Simultaneous multiphase flash and stability analysis calculations including hydrates

Abstract

We proposed an algorithm for phase equilibrium calculations involving hydrates. Our algorithm applies stability analysis simultaneously to flash calculations in order to handle scenarios differing in pressure, temperature and composition, through ranges presenting different number of phases that may also be in distinct physical states. Our work is based on the algorithms of Gupta et al. [Fluid Phase Equilibria, 65–89 (1991) 63] and Ballard and Sloan [Fluid Phase Equilibria 15–31 (2004b) 218], with modifications that contribute to both speed and robustness of these calculations. Our algorithm depends on fugacity coefficients that have to be calculated by suitable thermodynamic models using input variables from a given iteration. We treat pressure, temperature and guest components fugacities as input variables and present expressions for the calculations of fugacity coefficients for all components included in hydrate phases from these variables.

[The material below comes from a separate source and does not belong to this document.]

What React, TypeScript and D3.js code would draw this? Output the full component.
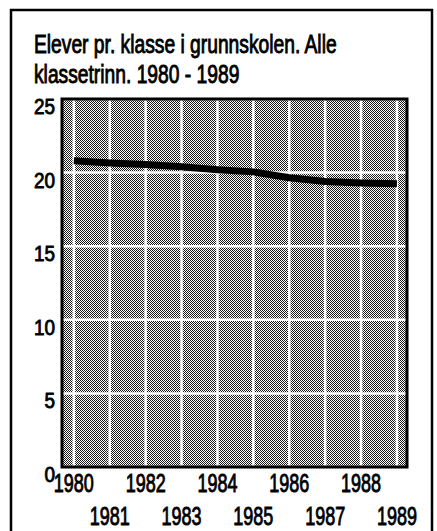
import React from "react";
import * as d3 from "d3";

const years = [1980, 1981, 1982, 1983, 1984, 1985, 1986, 1987, 1988, 1989];
const pupilsPerClass = [20.8, 20.65, 20.55, 20.4, 20.2, 20.05, 19.65, 19.4, 19.3, 19.25];
const yTicks = [0, 5, 10, 15, 20, 25];
const titleLines = ["Elever pr. klasse i grunnskolen. Alle", "klassetrinn. 1980 - 1989"];

const W = 437;
const H = 531;
const plot = { left: 62, top: 99, right: 407, bottom: 467 };
const font = "'Liberation Sans Narrow', 'Arial Narrow', 'Liberation Sans', sans-serif";

// no narrow font installed, so squeeze the glyphs horizontally
const Narrow = ({ x, y, sx, anchor, size, children }: any) => (
  <g transform={`translate(${x},${y}) scale(${sx},1)`}>
    <text x={0} y={0} fontSize={size} textAnchor={anchor} fill="#000" stroke="#000" strokeWidth={0.9}>
      {children}
    </text>
  </g>
);

const App = () => {
  // points sit a bit in from the plot border, like the original
  const x = d3
    .scaleLinear()
    .domain([years[0] - 0.33, years[years.length - 1] + 0.28])
    .range([plot.left, plot.right]);
  const y = d3.scaleLinear().domain([0, 25]).range([plot.bottom, plot.top]);

  const line = d3
    .line<number>()
    .x((_, i) => x(years[i]))
    .y((d) => y(d));

  return (
    <svg
      width={W}
      height={H}
      style={{ position: "absolute", left: 0, top: 0, background: "#fff" }}
      fontFamily={font}
    >
      <defs>
        <pattern id="dots" width={2} height={2} patternUnits="userSpaceOnUse">
          <rect width={2} height={2} fill="#fff" />
          <rect x={0} y={0} width={1} height={1} fill="#1a1a1a" />
          <rect x={1} y={1} width={1} height={1} fill="#1a1a1a" />
        </pattern>
      </defs>

      {/* outer frame */}
      <rect x={11} y={10} width={421} height={H} fill="none" stroke="#000" strokeWidth={2.5} />

      {titleLines.map((t, i) => (
        <Narrow key={t} x={34} y={53 + i * 30} sx={0.77} size={25} anchor="start">
          {t}
        </Narrow>
      ))}

      {/* plot background */}
      <rect
        x={plot.left}
        y={plot.top}
        width={plot.right - plot.left}
        height={plot.bottom - plot.top}
        fill="url(#dots)"
      />

      {/* white grid */}
      {yTicks.map((v) => (
        <line key={"h" + v} x1={plot.left} x2={plot.right} y1={y(v)} y2={y(v)} stroke="#fff" strokeWidth={2.5} />
      ))}
      {years.map((yr) => (
        <line key={"v" + yr} x1={x(yr)} x2={x(yr)} y1={plot.top} y2={plot.bottom} stroke="#fff" strokeWidth={2.5} />
      ))}

      <rect
        x={plot.left}
        y={plot.top}
        width={plot.right - plot.left}
        height={plot.bottom - plot.top}
        fill="none"
        stroke="#000"
        strokeWidth={3}
      />

      <path d={line(pupilsPerClass) ?? ""} fill="none" stroke="#000" strokeWidth={7} />

      {yTicks.map((v) => (
        <Narrow key={"yl" + v} x={55} y={y(v) + 15} sx={0.86} size={22} anchor="end">
          {v}
        </Narrow>
      ))}

      {years.map((yr, i) => (
        <Narrow key={"xl" + yr} x={x(yr)} y={i % 2 === 0 ? 492 : 525} sx={0.72} size={25} anchor="middle">
          {yr}
        </Narrow>
      ))}
    </svg>
  );
};

export default App;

We obtain these expressions through a combination of the hydrate phase thermodynamic model described by van der Waals and Platteuw with suitable thermodynamic modeling for the reference condition of the empty lattice of water. We applied the algorithm in P×T phase equilibrium diagram calculations involving liquid and vapor fluid phases, and ice and hydrates with sI and sII crystalline structures solid phases.